Is there anything you can’t buy in today’s shopping malls? The list must be pretty short already, but now we can cut artifacts off it. Archaeologists in Redmond US., working on a routine survey to get the green light for a construction site near a mall in the area, found thousands of stone tools estimated to be at least 10,000 years old, “The Seattle Times” reported.
The lot is situated on the shores of Bear Creek, a tributary to the Sammamish River, near Redmond Town Center in Redmond, Washington. It was already surveyed back in 2009, during a project to restore salmon habitat in the creek (they were confined in a rock-lined channel decades before). The findings then were an unremarkable assortment of artifacts, reported archaeologist Robert Kopperl of SWCA Environmental Consultants, who led the field investigations.

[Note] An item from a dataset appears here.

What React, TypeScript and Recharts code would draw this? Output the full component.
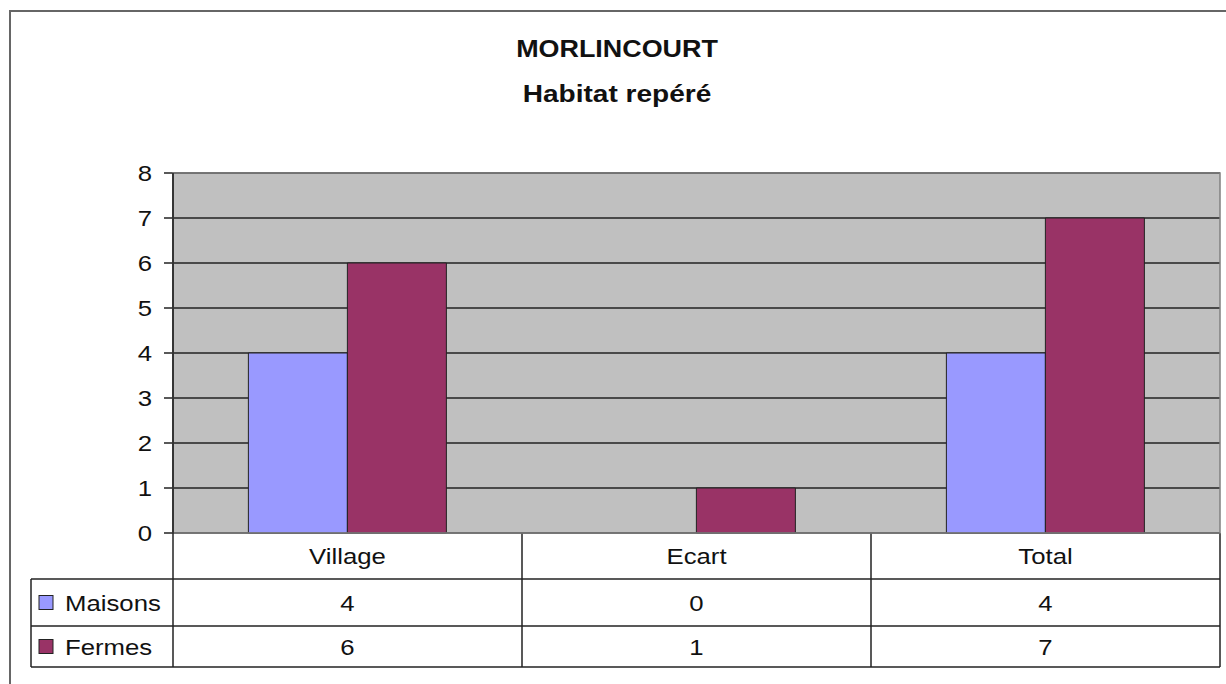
import React from "react";
import { BarChart, Bar, XAxis, YAxis, CartesianGrid } from "recharts";

const categories = ["Village", "Ecart", "Total"];
const maisons = [4, 0, 4];
const fermes = [6, 1, 7];
const yTicks = [0, 1, 2, 3, 4, 5, 6, 7, 8];

const series = [
  { key: "maisons", label: "Maisons", color: "#9999FF", values: maisons },
  { key: "fermes", label: "Fermes", color: "#993366", values: fermes },
];

const data = categories.map((name, i) => ({
  name,
  maisons: maisons[i],
  fermes: fermes[i],
}));

const W = 1226;
const H = 684;
const FONT = "'Liberation Sans', Arial, sans-serif";
const STRETCH = 1.17; // source picture is a bit wider than tall
const margin = { top: 173, right: 6, left: 113, bottom: 17 };
const Y_AXIS_W = 60;
const PLOT_LEFT = margin.left + Y_AXIS_W;
const PLOT_RIGHT = W - margin.right;
const ROW_H = [46, 47, 41]; // category row, then one row per series
const TABLE_LEFT = 31;

function SText({ x, y, anchor = "start", size = 22, bold = false, children }: any) {
  return (
    <text
      transform={`translate(${x},${y}) scale(${STRETCH},1)`}
      textAnchor={anchor}
      fontSize={size}
      fontWeight={bold ? "bold" : "normal"}
      fontFamily={FONT}
      fill="#111"
    >
      {children}
    </text>
  );
}

function YTick(props: any) {
  const { x, y, payload } = props;
  return (
    <SText x={x} y={y + 8} anchor="end">
      {payload.value}
    </SText>
  );
}

function TableTick(props: any) {
  const { x, payload, index } = props;
  const band = (PLOT_RIGHT - PLOT_LEFT) / categories.length;
  const left = x - band / 2;
  const right = x + band / 2;
  const top = H - margin.bottom - ROW_H.reduce((a, b) => a + b, 0);
  const rows = [payload.value, ...series.map((s) => String(s.values[index]))];
  let y = top;
  return (
    <g>
      {rows.map((txt, r) => {
        const y0 = y;
        y += ROW_H[r];
        return (
          <g key={r}>
            <line x1={left} x2={right} y1={y} y2={y} stroke="#222" strokeWidth={1.5} />
            <SText x={x} y={y0 + ROW_H[r] / 2 + 8} anchor="middle">
              {txt}
            </SText>
          </g>
        );
      })}
      <line x1={right} x2={right} y1={top} y2={y} stroke="#222" strokeWidth={1.5} />
    </g>
  );
}

function Overlay() {
  const tableBottom = H - margin.bottom;
  const catTop = tableBottom - ROW_H.reduce((a, b) => a + b, 0);
  let y = catTop + ROW_H[0];
  return (
    <svg
      width={W}
      height={H}
      style={{ position: "absolute", left: 0, top: 0, pointerEvents: "none" }}
    >
      <rect x={10} y={11} width={1240} height={720} fill="none" stroke="#666" strokeWidth={2} />
      <SText x={617} y={57} anchor="middle" size={23} bold>
        MORLINCOURT
      </SText>
      <SText x={617} y={102} anchor="middle" size={24} bold>
        Habitat repéré
      </SText>
      <rect x={PLOT_LEFT} y={margin.top} width={PLOT_RIGHT - PLOT_LEFT} height={catTop - margin.top} fill="none" stroke="#808080" strokeWidth={1.5} />
      <line x1={PLOT_LEFT} x2={PLOT_LEFT} y1={margin.top} y2={tableBottom} stroke="#222" strokeWidth={1.5} />
      <line x1={TABLE_LEFT} x2={PLOT_LEFT} y1={y} y2={y} stroke="#222" strokeWidth={1.5} />
      <line x1={TABLE_LEFT} x2={TABLE_LEFT} y1={y} y2={tableBottom} stroke="#222" strokeWidth={1.5} />
      {series.map((s, i) => {
        const y0 = y;
        y += ROW_H[i + 1];
        return (
          <g key={s.key}>
            <line x1={TABLE_LEFT} x2={PLOT_LEFT} y1={y} y2={y} stroke="#222" strokeWidth={1.5} />
            <rect x={39} y={y0 + ROW_H[i + 1] / 2 - 7} width={14} height={14} fill={s.color} stroke="#222" strokeWidth={1} />
            <SText x={65} y={y0 + ROW_H[i + 1] / 2 + 8}>
              {s.label}
            </SText>
          </g>
        );
      })}
    </svg>
  );
}

export default function App() {
  return (
    <div style={{ position: "absolute", left: 0, top: 0, width: W, height: H, background: "#fff" }}>
      <BarChart
        width={W}
        height={H}
        data={data}
        margin={margin}
        barCategoryGap="21.6%"
        barGap={0}
      >
        <CartesianGrid vertical={false} fill="#C0C0C0" stroke="#222" strokeWidth={1.5} fillOpacity={1} />
        <XAxis
          dataKey="name"
          height={ROW_H.reduce((a, b) => a + b, 0)}
          axisLine={false}
          tickLine={false}
          interval={0}
          tick={<TableTick />}
        />
        <YAxis
          width={Y_AXIS_W}
          domain={[0, 8]}
          ticks={yTicks}
          interval={0}
          axisLine={{ stroke: "#222", strokeWidth: 1.5 }}
          tickLine={{ stroke: "#222", strokeWidth: 1.5 }}
          tickSize={9}
          tickMargin={12}
          tick={<YTick />}
        />
        {series.map((s) => (
          <Bar
            key={s.key}
            dataKey={s.key}
            name={s.label}
            fill={s.color}
            stroke="#222"
            strokeWidth={1}
            isAnimationActive={false}
          />
        ))}
      </BarChart>
      <Overlay />
    </div>
  );
}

This time however, the team dug deeper, and found a foot-thick layer of peat. Preserved in the remnants of this ancient marsh, the team found more than 4,000 stone flakes, scrapers, awls and spear points crafted by the ancient inhabitants of the region.
“We were pretty amazed,” said Robert Kopperl.“This is the oldest archaeological site in the Puget Sound lowland with stone tools.”

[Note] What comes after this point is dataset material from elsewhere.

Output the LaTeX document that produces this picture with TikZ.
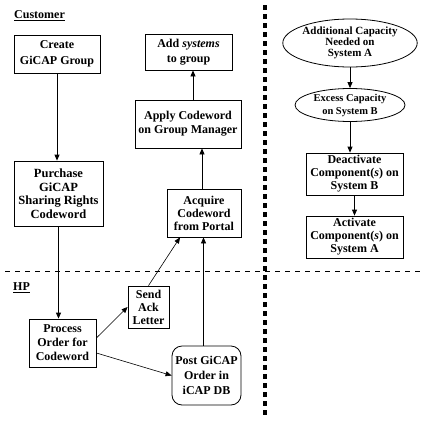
\documentclass[tikz,border=0pt]{standalone}
\usepackage{fontspec}
\setmainfont{Liberation Serif}
\usetikzlibrary{arrows.meta,shapes.geometric}
\tikzset{
  every node/.style={font=\fontsize{12}{13}\selectfont\bfseries, align=center, inner sep=0pt},
  boxnode/.style={draw, line width=0.8pt, rectangle},
  ovalnode/.style={draw, line width=0.8pt, ellipse},
  flow/.style={-{Triangle[length=6pt,width=5pt]}, line width=0.8pt},
  thin flow/.style={-{Triangle[length=6pt,width=5pt]}, line width=0.6pt},
  lanelabel/.style={anchor=west}
}
\begin{document}
\begin{tikzpicture}[x=1pt,y=-1pt]
\useasboundingbox (0,0) rectangle (425,423);
\fill[white] (0,0) rectangle (425,423);

% lane labels
\node[lanelabel] (cust) at (14,16) {\underline{Customer}};
\node[lanelabel] (hp) at (13,288) {\underline{HP}};

% separators
\draw[line width=0.8pt, dash pattern=on 5pt off 5pt] (5,271) -- (423,271);
\draw[line width=3.5pt, dash pattern=on 5pt off 4pt] (265,5) -- (265,416);

% customer lane
\node[boxnode, minimum width=86pt, minimum height=38pt, font=\fontsize{12}{16}\selectfont\bfseries] (create) at (57,54) {Create\\GiCAP Group};
\node[boxnode, minimum width=87pt, minimum height=36pt, font=\fontsize{12}{15}\selectfont\bfseries] (add) at (188.5,52) {Add \textit{systems}\\to group};
\node[boxnode, minimum width=106pt, minimum height=48pt, font=\fontsize{12}{14}\selectfont\bfseries] (apply) at (188,124) {Apply Codeword\\on Group Manager};
\node[boxnode, minimum width=89pt, minimum height=65pt, font=\fontsize{12.5}{13.5}\selectfont\bfseries] (purchase) at (58.5,193.5) {Purchase\\GiCAP\\Sharing Rights\\Codeword};
\node[boxnode, minimum width=74pt, minimum height=48pt] (acquire) at (204,213) {Acquire\\Codeword\\from Portal};

% HP lane
\node[boxnode, minimum width=41pt, minimum height=42pt] (send) at (148.5,307) {Send\\Ack\\Letter};
\node[boxnode, minimum width=67pt, minimum height=48pt, font=\fontsize{12}{14}\selectfont\bfseries] (process) at (62.5,343) {Process\\Order for\\Codeword};
\node[boxnode, rounded corners=10pt, minimum width=69pt, minimum height=59pt, font=\fontsize{12}{15}\selectfont\bfseries] (post) at (206.5,375.5) {Post GiCAP\\Order in\\iCAP DB};

% right column
\node[ovalnode, minimum width=110pt, minimum height=48pt, font=\fontsize{11}{11}\selectfont\bfseries] (need) at (350,43) {Additional Capacity\\Needed on\\System A};
\node[ovalnode, minimum width=110pt, minimum height=33pt, font=\fontsize{10.5}{13}\selectfont\bfseries] (excess) at (350,105) {Excess Capacity\\on System B};
\node[boxnode, minimum width=97pt, minimum height=42pt] (deact) at (354.5,174) {Deactivate\\Component(\textit{s}) on\\System B};
\node[boxnode, minimum width=97pt, minimum height=42pt] (act) at (354.5,237) {Activate\\Component(\textit{s}) on\\System A};

% connectors
\draw[flow] (create.south) -- (create.south |- purchase.north);
\draw[flow] ([xshift=5pt]apply.north) -- ([xshift=5pt]apply.north |- add.south);
\draw[flow] ([xshift=-2pt]acquire.north) -- ([xshift=-2pt]acquire.north |- apply.south);
\draw[flow] (purchase.south) -- (purchase.south |- process.north);
\draw[thin flow] ([yshift=5pt]process.east) -- (send.west);
\draw[thin flow] (send.north) -- ([xshift=-24pt]acquire.south);
\draw[thin flow] ([yshift=-10pt]process.east) -- (post.west);
\draw[flow] ([xshift=-3pt]post.north) -- ([xshift=-3pt]post.north |- acquire.south);
\draw[flow] (need.south) -- (excess.north);
\draw[flow] (excess.south) -- (excess.south |- deact.north);
\draw[flow] (deact.south) -- (act.north);
\end{tikzpicture}
\end{document}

Carbon dating showed that the peat was at least 10,000 years old, making the tools some of the oldest found in Puget Sound. The site appears to have been occupied by small groups of people who were making and repairing stone tools, said Kopperl.
Preliminary chemical analysis of one of the tools showed traces of the food the stone age people of Puget Sound were eating, including bison, deer, bear, sheep and salmon.
Archaeologists are very excited about the find, and it’s easy to see why: this treasure trove of artifacts is already offering fresh insight into a time when the last ice age was drawing to a close and humans shared the land with prehistoric bison and mammoths, that roamed freely and in large numbers in Western Washington, and it promises to reveal much more until all the artifacts are analyzed.
“We knew right away that it was a pretty significant find,” said Washington State Historic Preservation Officer Allyson Brooks.
Kopperl and his colleagues published their initial analysis earlier this year in the journal PaleoAmerica. He’ll discuss the findings Saturday morning in a presentation sponsored by the Redmond Historical Society.